## Saturday, April 1, 2023

### Sprouts 2023 Talks

Sprouts 2023 went great today!  Here are my summaries of the talks.

Shikhar Sehgal, "Playing with Money: Using Symmetry and Combinatorial Game Theory to Solve Simplified Versions of Poker"

Shikhar started by explaining the basics of poker, including the betting and bluffing and versions like Five-Card Stud and Texas Hold 'Em.  He then covered the notion of expected values.  Shikhar broke down all steps of poker into different turns, using expecting values in a scoring-game-outcome fashion.  When the tree is collapsed, the result seems to be very similar to a partizan game.

Isaac Attoh: "Positions of High Temperature in Domineering"

Isaac reminded us about the basics of Domineering.  He showed how some positions are cold (integers) and others are hot (switches).  He covered the basics of temperature including cooling.  Isaac showed the Drummond-Cole temperature 2 position and Berlekamp's conjecture that there isn't anything higher in Domineering.  Isaac was able to find new positions of temperature 3/2 and 7/4.  He used Sage Math and CGSuite in tandem to find those positions.  (During the questions, Isaac revealed that he believes the conjecture.)

Melissa Huggan: "The Cheating Robot" (Keynote)

Melissa talked about her simultaneous CGT model where one player has the advantage of being the Cheating Robot: they can see what move the other player is going to make and choose their best possible counter.  This is still different from alternating play for two reasons:

• The game appears to any observer to be being played simultaneously, so draws can occur.
• The ruleset changes from standard normal play due to moves that interfere with each other.

Melissa then applied her model to Toppling Dominoes.  Although single-color rows of dominoes still maintain their integer "values", rows of two single-color components are already complex: the cheating robot's best strategy isn't necessarily to push back on the same row as the other player, even if that position is traditionally the highest-temperature switch!

Melissa then talked about the Cheating Robot outcome classes (L, R, and D for Draw) and notation: {G^L | G^S | G^R} where G^S are the same round options: what can happen when both players play on that same position.  She also covered CR-game trees and conjugates (instead of negatives) and explained that there are still some fundamental terms getting sorted out.

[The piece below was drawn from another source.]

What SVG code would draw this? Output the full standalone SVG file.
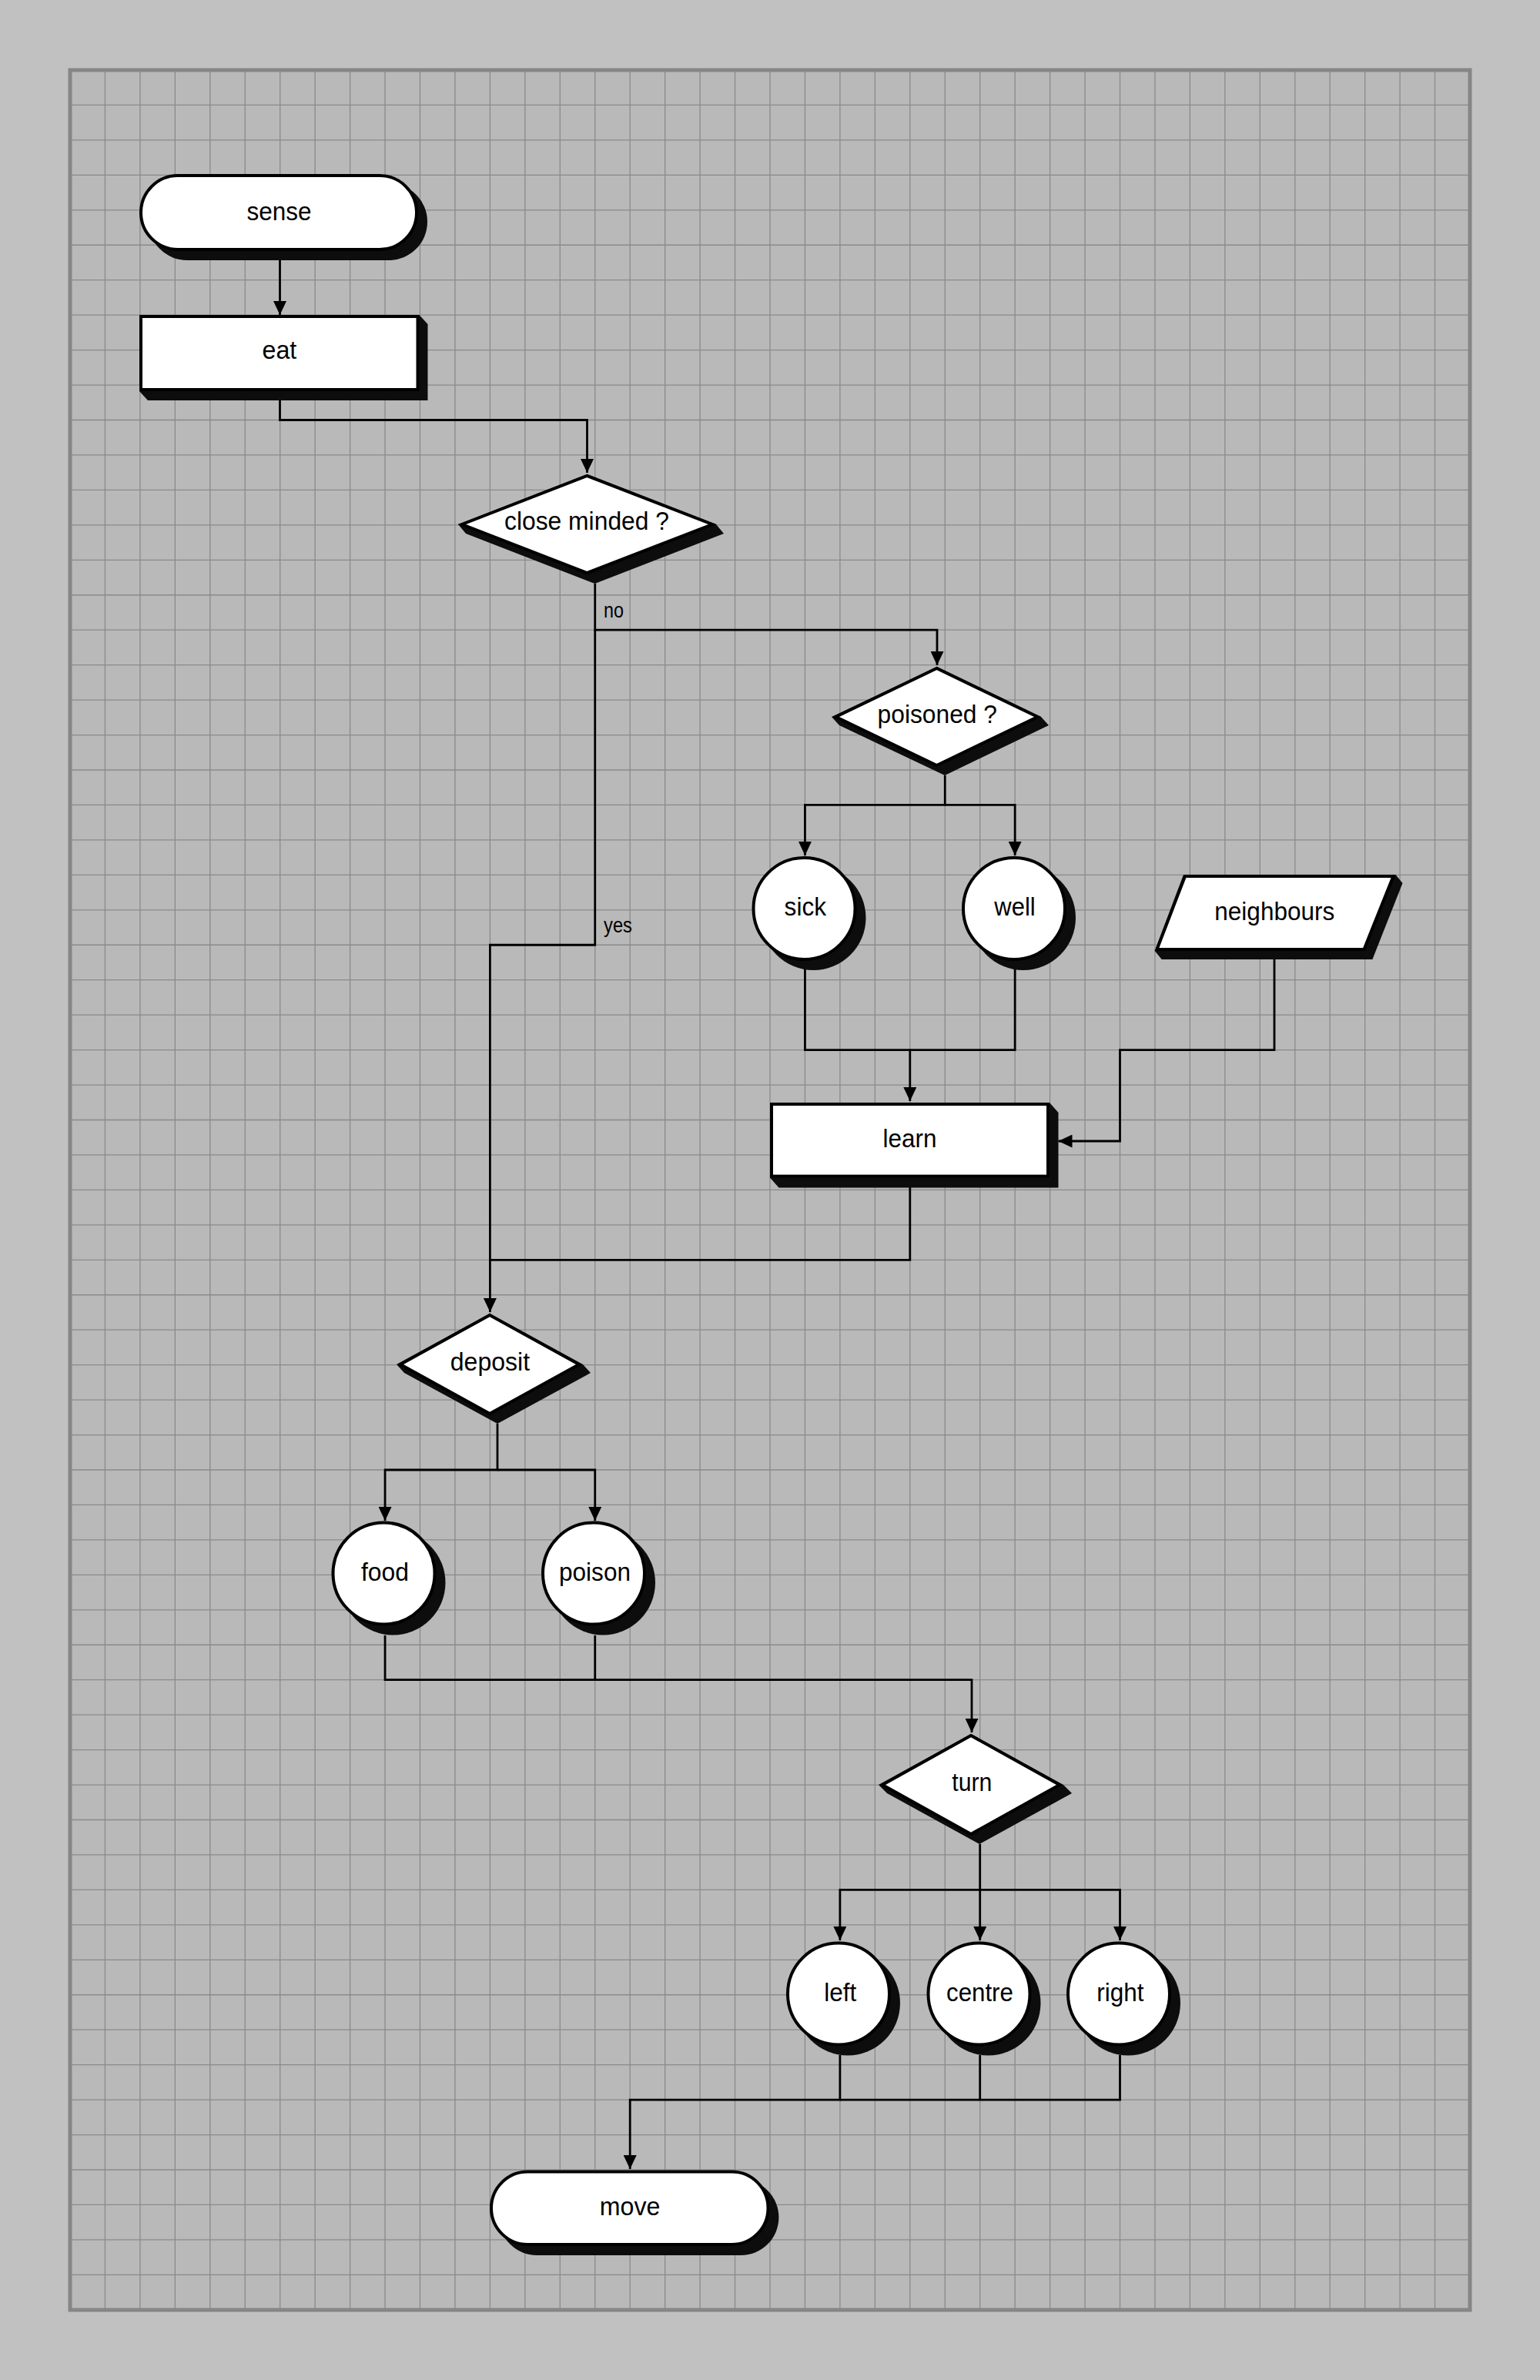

Melissa finished up by applying the Cheating Robot to Cops and Robbers.  For example, she showed that on a strong grid, four cops are needed to capture a robot-robber.

Harpreet Brar: "Sequences of Grundy Values in Node Kayles"

Harpreet talked about the history of Kayles and Node Kayles (AKA the Domination Game) and covered Grundy values and the mex rule with examples with excellent figures.  She explained very clearly how to apply mex to a list of options by going through each of them.  She then showed her calculations for the Grundy values of paths of length up to 21.

Nadia Bautista-Perez: "Sensing an Invisible Robber"

Nadia described the Localization Game, similar to Cops and Robbers, except that the cop (here the "sensor") doesn't know exactly where the robber is.  The sensor does have more power in that they can move to any vertex on their turn.  After they and the robber move, the sensor then learns how far they are from the robber.  Nadia looked specifically at the case of Broom graphs and she showed that the sensor can capture in moves equal to the number of bristles in the broom.

Andrea Morris: "Exploring AI Techniques on Game of Thrones: Hand of the King"

Andrea explained how the board game Hand of the King works.  This is a kind of impartial scoring game, where both players have the same options each turn, but they keep their own scores.  Andrea employed a minimax algorithm which was useful in the last third of the turns.  To help their early moves, she used a Monte Carlo Tree Search.  The best algorithm they found was a hybrid of the MCTS and Minimax approaches.

Will DeFroscia: "Plinko Nim"

Will described Plinko Nim, which is a Nim game played on (Binary) trees.  Each move has to be on the heap on a leaf of the tree.  If a leaf's heap is reduced to zero, the piles above it cascade down all the way to the root, which is removed.  The path cases are the same as Tower Nim, but the tree case is not yet solved.  Will looked at cases with a simple 3-node tree, and even then the formulas are elusive!

I am so glad we had all these great talks!  Thank you to all of these great speakers!